*** Supplied material

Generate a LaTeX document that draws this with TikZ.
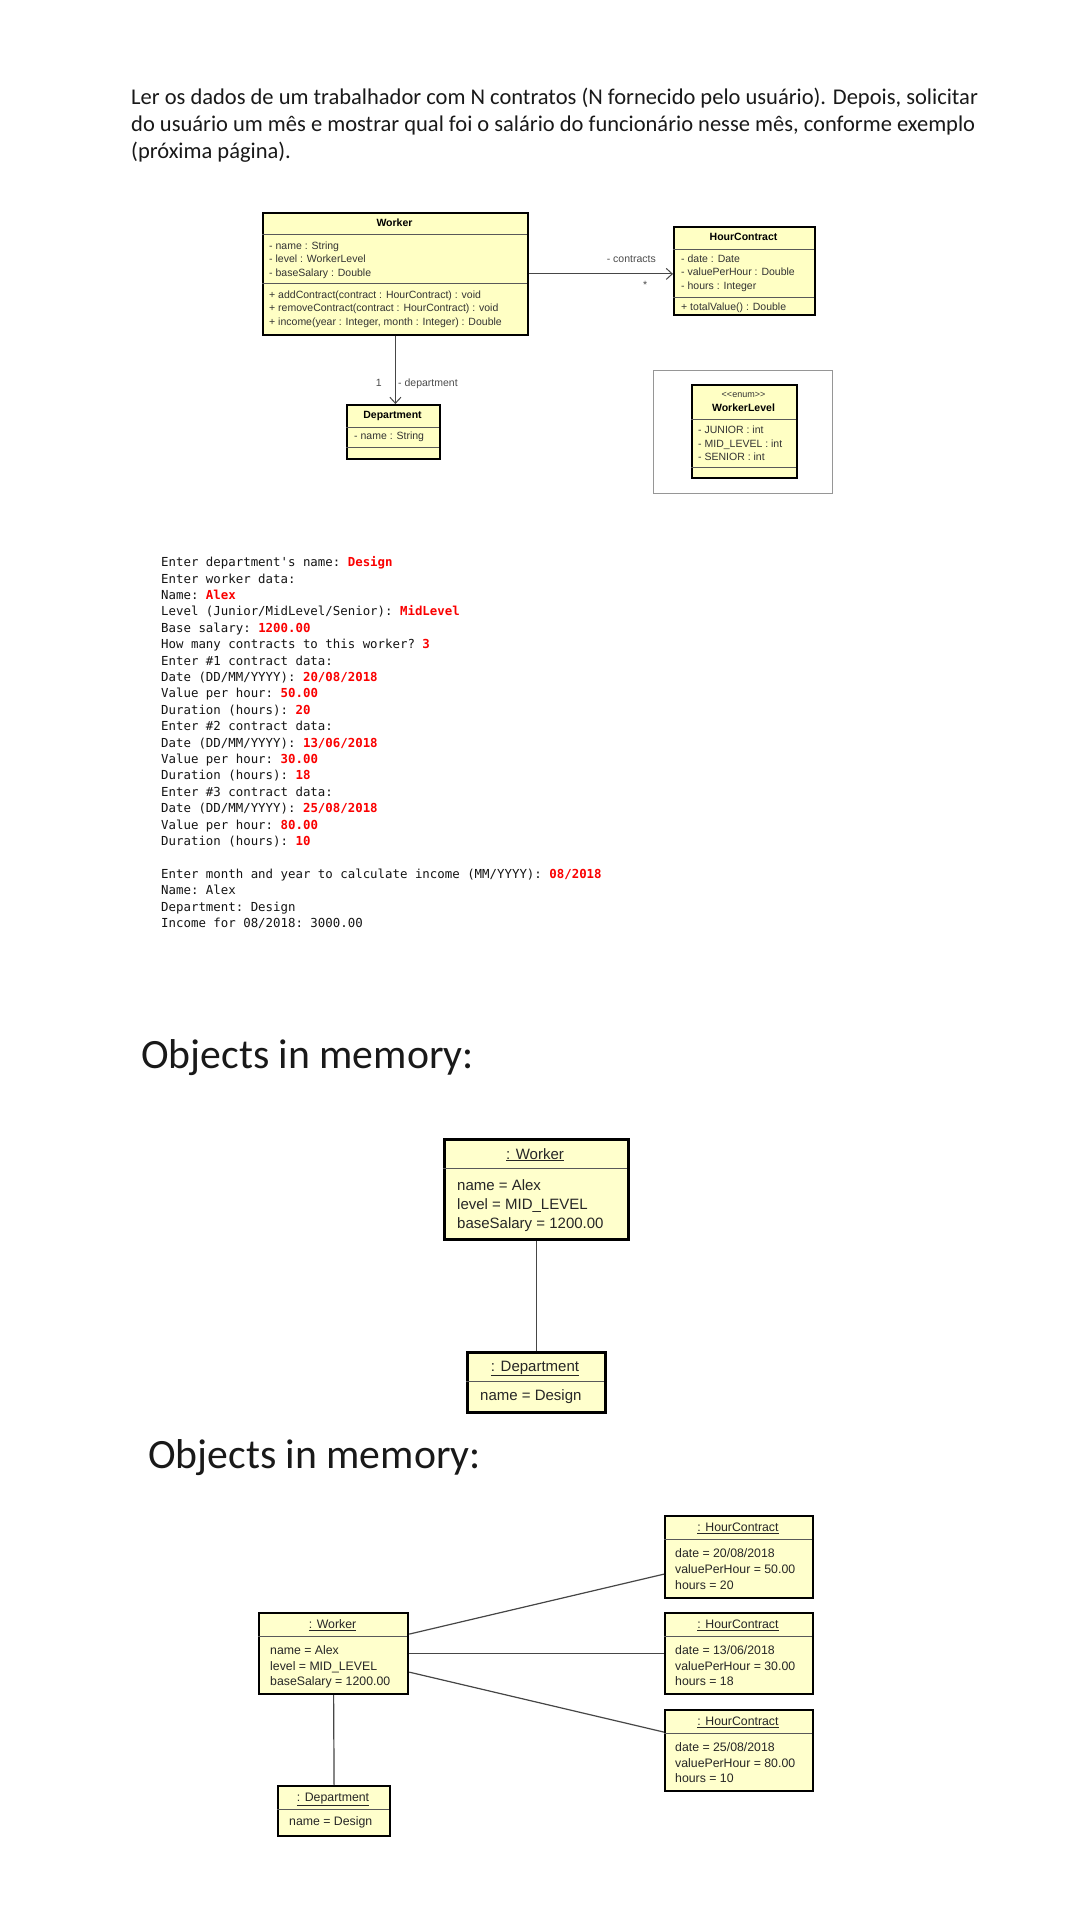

******
*** Supplied material

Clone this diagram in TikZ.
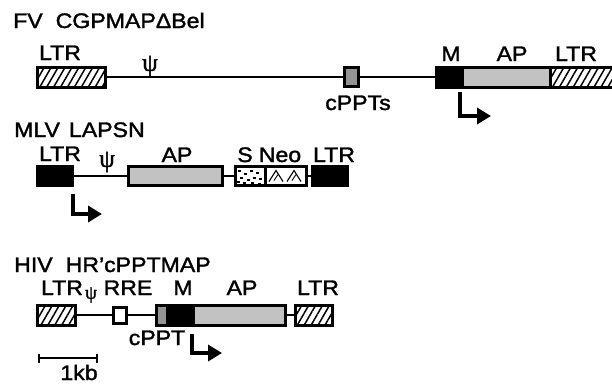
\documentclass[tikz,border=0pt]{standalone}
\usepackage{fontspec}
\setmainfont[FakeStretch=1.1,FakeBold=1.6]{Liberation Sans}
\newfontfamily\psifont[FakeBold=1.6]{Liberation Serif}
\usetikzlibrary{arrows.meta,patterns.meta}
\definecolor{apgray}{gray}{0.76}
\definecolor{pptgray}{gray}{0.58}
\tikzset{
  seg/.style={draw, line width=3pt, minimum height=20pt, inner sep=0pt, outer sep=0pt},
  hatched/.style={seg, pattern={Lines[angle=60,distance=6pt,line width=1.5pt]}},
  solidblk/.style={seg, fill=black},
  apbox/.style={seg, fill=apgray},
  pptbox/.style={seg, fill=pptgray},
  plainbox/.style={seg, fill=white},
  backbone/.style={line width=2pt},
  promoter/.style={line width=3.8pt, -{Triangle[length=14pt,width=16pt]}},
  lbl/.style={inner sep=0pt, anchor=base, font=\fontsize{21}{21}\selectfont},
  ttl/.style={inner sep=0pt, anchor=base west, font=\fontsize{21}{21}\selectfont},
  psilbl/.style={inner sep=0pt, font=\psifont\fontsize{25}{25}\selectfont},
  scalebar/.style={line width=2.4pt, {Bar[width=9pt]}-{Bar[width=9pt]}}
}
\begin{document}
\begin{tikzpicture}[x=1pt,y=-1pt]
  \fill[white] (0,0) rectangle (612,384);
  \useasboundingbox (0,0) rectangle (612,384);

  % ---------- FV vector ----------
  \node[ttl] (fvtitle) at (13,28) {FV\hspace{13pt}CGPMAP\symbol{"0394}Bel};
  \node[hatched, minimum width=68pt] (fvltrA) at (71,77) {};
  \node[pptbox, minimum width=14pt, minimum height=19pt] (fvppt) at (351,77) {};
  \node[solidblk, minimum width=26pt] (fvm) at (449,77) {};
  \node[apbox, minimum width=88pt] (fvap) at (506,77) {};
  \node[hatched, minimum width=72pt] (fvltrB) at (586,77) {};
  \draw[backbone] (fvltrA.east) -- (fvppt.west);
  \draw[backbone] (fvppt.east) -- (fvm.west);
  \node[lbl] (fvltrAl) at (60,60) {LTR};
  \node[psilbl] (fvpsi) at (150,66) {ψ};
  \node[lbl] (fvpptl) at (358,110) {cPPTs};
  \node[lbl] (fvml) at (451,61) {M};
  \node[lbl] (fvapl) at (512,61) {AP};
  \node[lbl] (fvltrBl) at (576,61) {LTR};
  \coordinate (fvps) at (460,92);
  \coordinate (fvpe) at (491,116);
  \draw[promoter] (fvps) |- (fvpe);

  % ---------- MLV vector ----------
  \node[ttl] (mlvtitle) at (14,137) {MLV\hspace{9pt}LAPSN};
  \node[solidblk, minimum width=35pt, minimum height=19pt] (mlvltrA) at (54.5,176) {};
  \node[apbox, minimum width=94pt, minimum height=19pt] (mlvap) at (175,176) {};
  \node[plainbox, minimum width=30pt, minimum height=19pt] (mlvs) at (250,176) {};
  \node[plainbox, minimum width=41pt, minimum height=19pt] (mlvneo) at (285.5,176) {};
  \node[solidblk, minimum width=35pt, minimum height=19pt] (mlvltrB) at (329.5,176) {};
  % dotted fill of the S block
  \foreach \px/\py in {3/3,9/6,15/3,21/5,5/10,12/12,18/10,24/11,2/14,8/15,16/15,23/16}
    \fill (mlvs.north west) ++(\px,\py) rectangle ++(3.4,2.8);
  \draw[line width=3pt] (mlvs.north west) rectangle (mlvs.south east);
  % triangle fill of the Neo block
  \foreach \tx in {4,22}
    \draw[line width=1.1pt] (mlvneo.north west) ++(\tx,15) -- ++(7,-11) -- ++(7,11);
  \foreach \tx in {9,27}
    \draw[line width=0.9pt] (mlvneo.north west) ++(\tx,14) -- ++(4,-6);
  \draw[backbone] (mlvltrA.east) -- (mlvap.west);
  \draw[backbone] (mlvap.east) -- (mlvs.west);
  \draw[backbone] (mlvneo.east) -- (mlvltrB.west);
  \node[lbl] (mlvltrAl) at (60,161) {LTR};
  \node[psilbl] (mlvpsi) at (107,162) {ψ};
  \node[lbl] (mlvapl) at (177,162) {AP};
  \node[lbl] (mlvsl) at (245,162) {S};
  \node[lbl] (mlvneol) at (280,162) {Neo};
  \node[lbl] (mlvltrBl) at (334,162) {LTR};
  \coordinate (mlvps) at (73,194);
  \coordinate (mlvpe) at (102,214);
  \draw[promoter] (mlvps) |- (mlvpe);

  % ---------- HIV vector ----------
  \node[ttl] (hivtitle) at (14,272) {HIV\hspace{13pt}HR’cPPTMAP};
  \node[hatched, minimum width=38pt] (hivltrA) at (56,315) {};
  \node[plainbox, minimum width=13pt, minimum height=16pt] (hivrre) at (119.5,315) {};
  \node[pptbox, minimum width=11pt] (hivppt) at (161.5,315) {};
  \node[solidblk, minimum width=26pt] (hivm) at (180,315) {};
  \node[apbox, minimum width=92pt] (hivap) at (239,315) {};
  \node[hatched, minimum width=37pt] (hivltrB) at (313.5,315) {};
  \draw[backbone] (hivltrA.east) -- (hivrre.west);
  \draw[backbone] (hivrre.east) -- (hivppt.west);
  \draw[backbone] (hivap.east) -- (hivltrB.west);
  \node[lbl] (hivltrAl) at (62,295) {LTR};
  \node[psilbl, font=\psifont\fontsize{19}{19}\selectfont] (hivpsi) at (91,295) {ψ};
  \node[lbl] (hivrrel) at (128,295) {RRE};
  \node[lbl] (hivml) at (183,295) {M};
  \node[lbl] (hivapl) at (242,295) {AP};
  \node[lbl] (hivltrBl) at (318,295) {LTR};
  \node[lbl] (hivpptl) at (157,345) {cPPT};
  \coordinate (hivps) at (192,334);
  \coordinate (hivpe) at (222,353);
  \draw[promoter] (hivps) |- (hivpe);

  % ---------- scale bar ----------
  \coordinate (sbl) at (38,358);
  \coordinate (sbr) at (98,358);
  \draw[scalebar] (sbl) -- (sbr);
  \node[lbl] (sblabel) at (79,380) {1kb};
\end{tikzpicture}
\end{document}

******
*** Supplied material

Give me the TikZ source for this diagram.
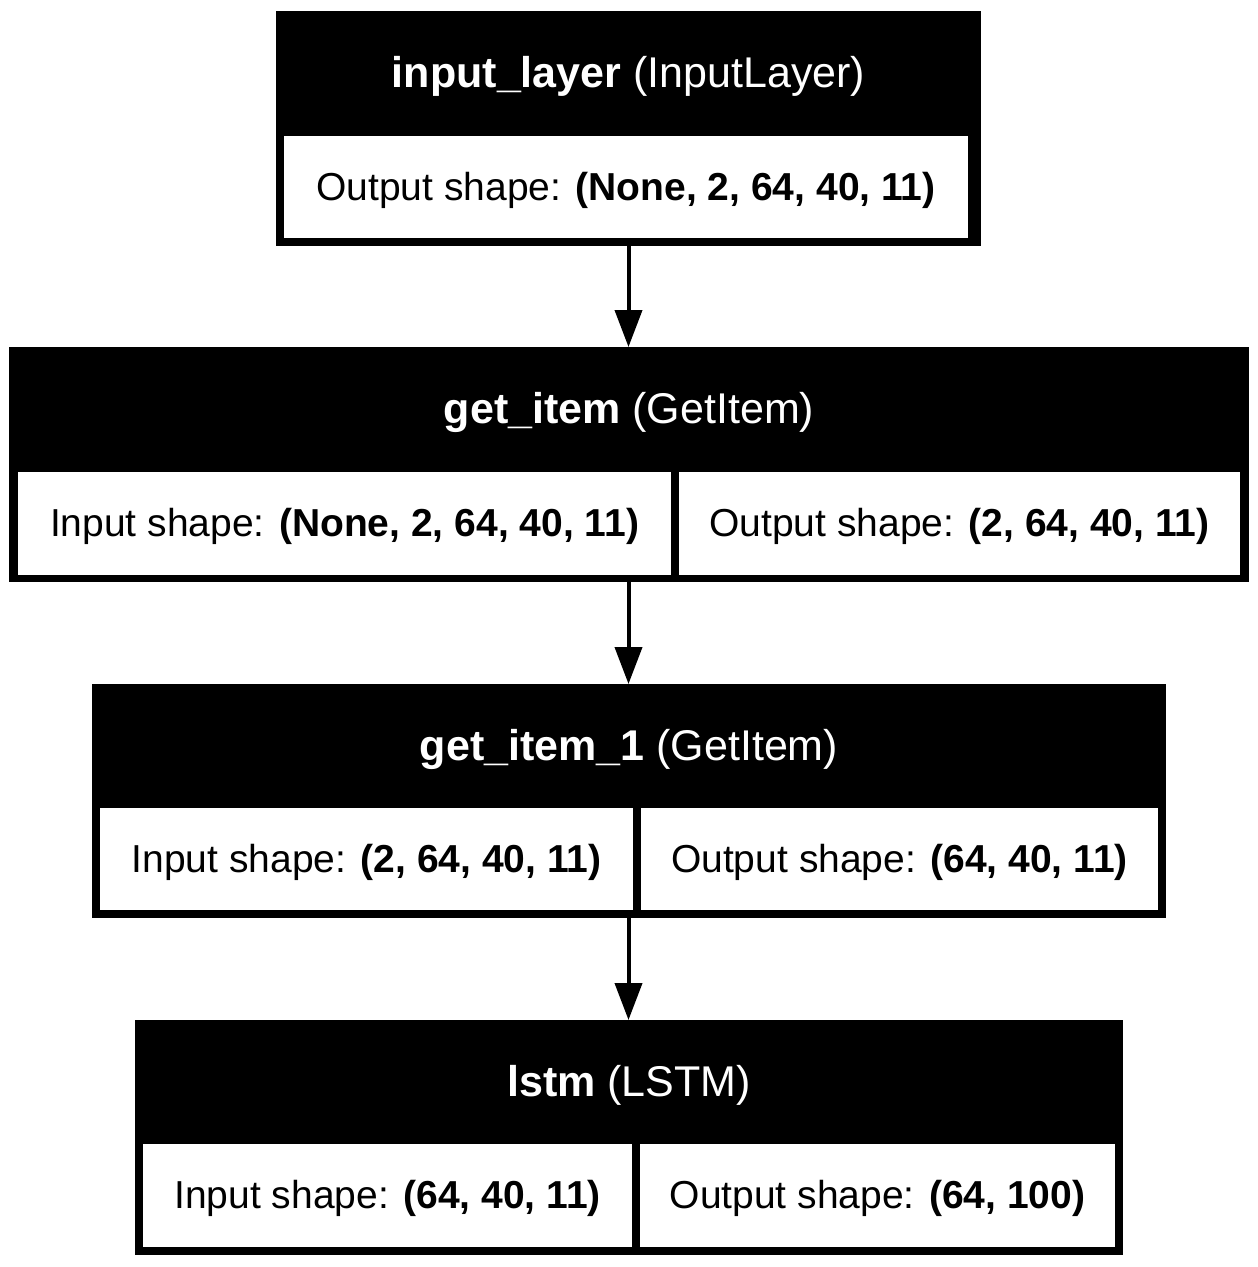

******

● Given problem: Copy exactly the stretch of lines from the one containing "Clone this diagram in TikZ." through the one containing "(fvps) |- (fvpe);", both included. Leave out any pictures.

● Reply to the exercise:
Clone this diagram in TikZ.
\documentclass[tikz,border=0pt]{standalone}
\usepackage{fontspec}
\setmainfont[FakeStretch=1.1,FakeBold=1.6]{Liberation Sans}
\newfontfamily\psifont[FakeBold=1.6]{Liberation Serif}
\usetikzlibrary{arrows.meta,patterns.meta}
\definecolor{apgray}{gray}{0.76}
\definecolor{pptgray}{gray}{0.58}
\tikzset{
  seg/.style={draw, line width=3pt, minimum height=20pt, inner sep=0pt, outer sep=0pt},
  hatched/.style={seg, pattern={Lines[angle=60,distance=6pt,line width=1.5pt]}},
  solidblk/.style={seg, fill=black},
  apbox/.style={seg, fill=apgray},
  pptbox/.style={seg, fill=pptgray},
  plainbox/.style={seg, fill=white},
  backbone/.style={line width=2pt},
  promoter/.style={line width=3.8pt, -{Triangle[length=14pt,width=16pt]}},
  lbl/.style={inner sep=0pt, anchor=base, font=\fontsize{21}{21}\selectfont},
  ttl/.style={inner sep=0pt, anchor=base west, font=\fontsize{21}{21}\selectfont},
  psilbl/.style={inner sep=0pt, font=\psifont\fontsize{25}{25}\selectfont},
  scalebar/.style={line width=2.4pt, {Bar[width=9pt]}-{Bar[width=9pt]}}
}
\begin{document}
\begin{tikzpicture}[x=1pt,y=-1pt]
  \fill[white] (0,0) rectangle (612,384);
  \useasboundingbox (0,0) rectangle (612,384);

  % ---------- FV vector ----------
  \node[ttl] (fvtitle) at (13,28) {FV\hspace{13pt}CGPMAP\symbol{"0394}Bel};
  \node[hatched, minimum width=68pt] (fvltrA) at (71,77) {};
  \node[pptbox, minimum width=14pt, minimum height=19pt] (fvppt) at (351,77) {};
  \node[solidblk, minimum width=26pt] (fvm) at (449,77) {};
  \node[apbox, minimum width=88pt] (fvap) at (506,77) {};
  \node[hatched, minimum width=72pt] (fvltrB) at (586,77) {};
  \draw[backbone] (fvltrA.east) -- (fvppt.west);
  \draw[backbone] (fvppt.east) -- (fvm.west);
  \node[lbl] (fvltrAl) at (60,60) {LTR};
  \node[psilbl] (fvpsi) at (150,66) {ψ};
  \node[lbl] (fvpptl) at (358,110) {cPPTs};
  \node[lbl] (fvml) at (451,61) {M};
  \node[lbl] (fvapl) at (512,61) {AP};
  \node[lbl] (fvltrBl) at (576,61) {LTR};
  \coordinate (fvps) at (460,92);
  \coordinate (fvpe) at (491,116);
  \draw[promoter] (fvps) |- (fvpe);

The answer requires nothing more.